Given problem:
Write out the material again word for word, dropping any images it holds.

Recorded data:
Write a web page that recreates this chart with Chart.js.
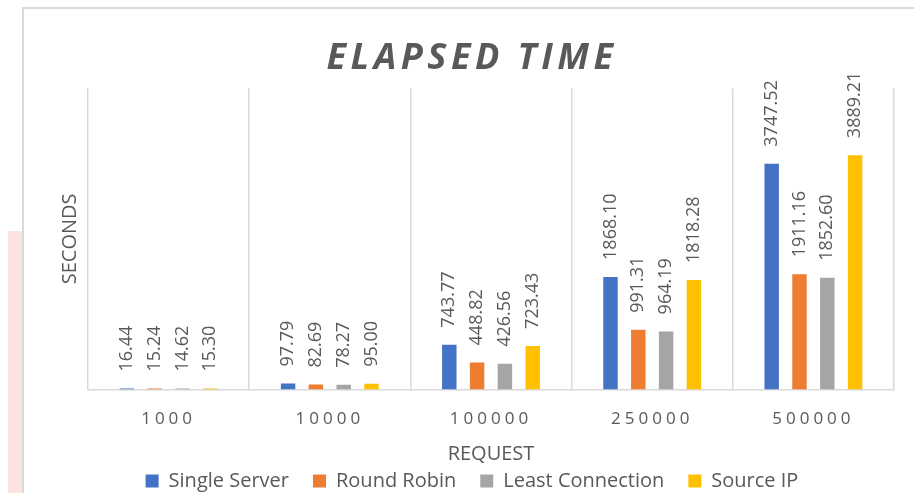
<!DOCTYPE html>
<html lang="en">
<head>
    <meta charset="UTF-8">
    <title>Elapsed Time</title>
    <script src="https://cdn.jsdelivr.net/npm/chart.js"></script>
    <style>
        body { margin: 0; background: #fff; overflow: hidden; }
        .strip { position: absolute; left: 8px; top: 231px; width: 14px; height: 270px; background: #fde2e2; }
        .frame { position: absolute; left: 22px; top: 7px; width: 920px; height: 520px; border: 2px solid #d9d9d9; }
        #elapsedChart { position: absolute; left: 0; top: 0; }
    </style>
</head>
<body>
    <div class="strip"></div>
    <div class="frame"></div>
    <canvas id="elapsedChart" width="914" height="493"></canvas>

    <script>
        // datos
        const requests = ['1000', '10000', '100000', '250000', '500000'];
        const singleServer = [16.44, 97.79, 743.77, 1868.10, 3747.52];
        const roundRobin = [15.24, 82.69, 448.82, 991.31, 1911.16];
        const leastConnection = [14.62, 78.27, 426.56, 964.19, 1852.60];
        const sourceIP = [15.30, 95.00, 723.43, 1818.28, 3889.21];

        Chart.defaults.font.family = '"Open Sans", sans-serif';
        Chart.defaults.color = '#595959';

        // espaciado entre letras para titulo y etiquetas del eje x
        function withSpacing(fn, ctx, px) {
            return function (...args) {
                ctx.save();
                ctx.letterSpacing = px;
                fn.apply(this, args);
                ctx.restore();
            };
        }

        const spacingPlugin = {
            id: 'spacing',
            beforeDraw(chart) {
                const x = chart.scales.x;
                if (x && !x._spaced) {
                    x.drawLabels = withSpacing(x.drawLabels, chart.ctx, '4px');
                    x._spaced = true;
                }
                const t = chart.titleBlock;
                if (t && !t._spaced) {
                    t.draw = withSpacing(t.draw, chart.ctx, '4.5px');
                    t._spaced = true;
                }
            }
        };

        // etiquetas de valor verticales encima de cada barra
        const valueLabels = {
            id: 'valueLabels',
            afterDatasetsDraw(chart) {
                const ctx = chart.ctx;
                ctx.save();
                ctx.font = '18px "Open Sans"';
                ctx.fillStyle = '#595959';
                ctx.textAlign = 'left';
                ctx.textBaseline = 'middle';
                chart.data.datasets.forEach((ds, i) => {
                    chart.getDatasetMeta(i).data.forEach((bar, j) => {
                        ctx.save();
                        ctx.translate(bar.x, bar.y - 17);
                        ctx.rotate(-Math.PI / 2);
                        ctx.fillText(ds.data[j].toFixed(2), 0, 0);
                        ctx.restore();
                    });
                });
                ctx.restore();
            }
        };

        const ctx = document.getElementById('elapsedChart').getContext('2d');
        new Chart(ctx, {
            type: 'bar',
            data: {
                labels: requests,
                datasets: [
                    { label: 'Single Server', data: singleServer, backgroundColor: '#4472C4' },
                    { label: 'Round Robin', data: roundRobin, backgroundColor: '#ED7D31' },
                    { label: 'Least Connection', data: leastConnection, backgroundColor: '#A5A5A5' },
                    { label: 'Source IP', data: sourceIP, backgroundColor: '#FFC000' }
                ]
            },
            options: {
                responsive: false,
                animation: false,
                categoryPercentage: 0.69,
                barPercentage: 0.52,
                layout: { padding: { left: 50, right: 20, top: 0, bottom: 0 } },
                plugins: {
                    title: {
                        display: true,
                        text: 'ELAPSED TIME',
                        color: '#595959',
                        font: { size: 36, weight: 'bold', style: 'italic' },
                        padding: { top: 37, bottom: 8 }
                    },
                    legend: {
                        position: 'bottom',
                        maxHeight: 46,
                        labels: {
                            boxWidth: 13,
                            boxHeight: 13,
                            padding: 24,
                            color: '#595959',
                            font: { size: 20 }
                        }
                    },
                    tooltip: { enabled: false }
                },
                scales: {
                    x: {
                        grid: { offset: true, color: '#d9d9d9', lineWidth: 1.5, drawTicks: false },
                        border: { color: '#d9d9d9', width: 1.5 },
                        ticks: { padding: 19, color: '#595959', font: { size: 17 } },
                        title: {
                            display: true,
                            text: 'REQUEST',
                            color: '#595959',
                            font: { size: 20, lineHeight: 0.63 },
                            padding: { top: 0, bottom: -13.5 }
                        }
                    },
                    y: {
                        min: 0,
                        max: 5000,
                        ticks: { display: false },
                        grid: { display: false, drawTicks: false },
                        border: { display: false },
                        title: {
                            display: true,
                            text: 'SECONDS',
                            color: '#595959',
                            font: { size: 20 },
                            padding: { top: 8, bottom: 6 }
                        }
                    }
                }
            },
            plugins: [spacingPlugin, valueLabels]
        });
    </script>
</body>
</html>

Answer to the problem:
Write a web page that recreates this chart with Chart.js.
<!DOCTYPE html>
<html lang="en">
<head>
    <meta charset="UTF-8">
    <title>Elapsed Time</title>
    <script src="https://cdn.jsdelivr.net/npm/chart.js"></script>
    <style>
        body { margin: 0; background: #fff; overflow: hidden; }
        .strip { position: absolute; left: 8px; top: 231px; width: 14px; height: 270px; background: #fde2e2; }
        .frame { position: absolute; left: 22px; top: 7px; width: 920px; height: 520px; border: 2px solid #d9d9d9; }
        #elapsedChart { position: absolute; left: 0; top: 0; }
    </style>
</head>
<body>
    <div class="strip"></div>
    <div class="frame"></div>
    <canvas id="elapsedChart" width="914" height="493"></canvas>

    <script>
        // datos
        const requests = ['1000', '10000', '100000', '250000', '500000'];
        const singleServer = [16.44, 97.79, 743.77, 1868.10, 3747.52];
        const roundRobin = [15.24, 82.69, 448.82, 991.31, 1911.16];
        const leastConnection = [14.62, 78.27, 426.56, 964.19, 1852.60];
        const sourceIP = [15.30, 95.00, 723.43, 1818.28, 3889.21];

        Chart.defaults.font.family = '"Open Sans", sans-serif';
        Chart.defaults.color = '#595959';

        // espaciado entre letras para titulo y etiquetas del eje x
        function withSpacing(fn, ctx, px) {
            return function (...args) {
                ctx.save();
                ctx.letterSpacing = px;
                fn.apply(this, args);
                ctx.restore();
            };
        }

        const spacingPlugin = {
            id: 'spacing',
            beforeDraw(chart) {
                const x = chart.scales.x;
                if (x && !x._spaced) {
                    x.drawLabels = withSpacing(x.drawLabels, chart.ctx, '4px');
                    x._spaced = true;
                }
                const t = chart.titleBlock;
                if (t && !t._spaced) {
                    t.draw = withSpacing(t.draw, chart.ctx, '4.5px');
                    t._spaced = true;
                }
            }
        };

        // etiquetas de valor verticales encima de cada barra
        const valueLabels = {
            id: 'valueLabels',
            afterDatasetsDraw(chart) {
                const ctx = chart.ctx;
                ctx.save();
                ctx.font = '18px "Open Sans"';
                ctx.fillStyle = '#595959';
                ctx.textAlign = 'left';
                ctx.textBaseline = 'middle';
                chart.data.datasets.forEach((ds, i) => {
                    chart.getDatasetMeta(i).data.forEach((bar, j) => {
                        ctx.save();
                        ctx.translate(bar.x, bar.y - 17);
                        ctx.rotate(-Math.PI / 2);
                        ctx.fillText(ds.data[j].toFixed(2), 0, 0);
                        ctx.restore();
                    });
                });
                ctx.restore();
            }
        };

        const ctx = document.getElementById('elapsedChart').getContext('2d');
        new Chart(ctx, {
            type: 'bar',
            data: {
                labels: requests,
                datasets: [
                    { label: 'Single Server', data: singleServer, backgroundColor: '#4472C4' },
                    { label: 'Round Robin', data: roundRobin, backgroundColor: '#ED7D31' },
                    { label: 'Least Connection', data: leastConnection, backgroundColor: '#A5A5A5' },
                    { label: 'Source IP', data: sourceIP, backgroundColor: '#FFC000' }
                ]
            },
            options: {
                responsive: false,
                animation: false,
                categoryPercentage: 0.69,
                barPercentage: 0.52,
                layout: { padding: { left: 50, right: 20, top: 0, bottom: 0 } },
                plugins: {
                    title: {
                        display: true,
                        text: 'ELAPSED TIME',
                        color: '#595959',
                        font: { size: 36, weight: 'bold', style: 'italic' },
                        padding: { top: 37, bottom: 8 }
                    },
                    legend: {
                        position: 'bottom',
                        maxHeight: 46,
                        labels: {
                            boxWidth: 13,
                            boxHeight: 13,
                            padding: 24,
                            color: '#595959',
                            font: { size: 20 }
                        }
                    },
                    tooltip: { enabled: false }
                },
                scales: {
                    x: {
                        grid: { offset: true, color: '#d9d9d9', lineWidth: 1.5, drawTicks: false },
                        border: { color: '#d9d9d9', width: 1.5 },
                        ticks: { padding: 19, color: '#595959', font: { size: 17 } },
                        title: {
                            display: true,
                            text: 'REQUEST',
                            color: '#595959',
                            font: { size: 20, lineHeight: 0.63 },
                            padding: { top: 0, bottom: -13.5 }
                        }
                    },
                    y: {
                        min: 0,
                        max: 5000,
                        ticks: { display: false },
                        grid: { display: false, drawTicks: false },
                        border: { display: false },
                        title: {
                            display: true,
                            text: 'SECONDS',
                            color: '#595959',
                            font: { size: 20 },
                            padding: { top: 8, bottom: 6 }
                        }
                    }
                }
            },
            plugins: [spacingPlugin, valueLabels]
        });
    </script>
</body>
</html>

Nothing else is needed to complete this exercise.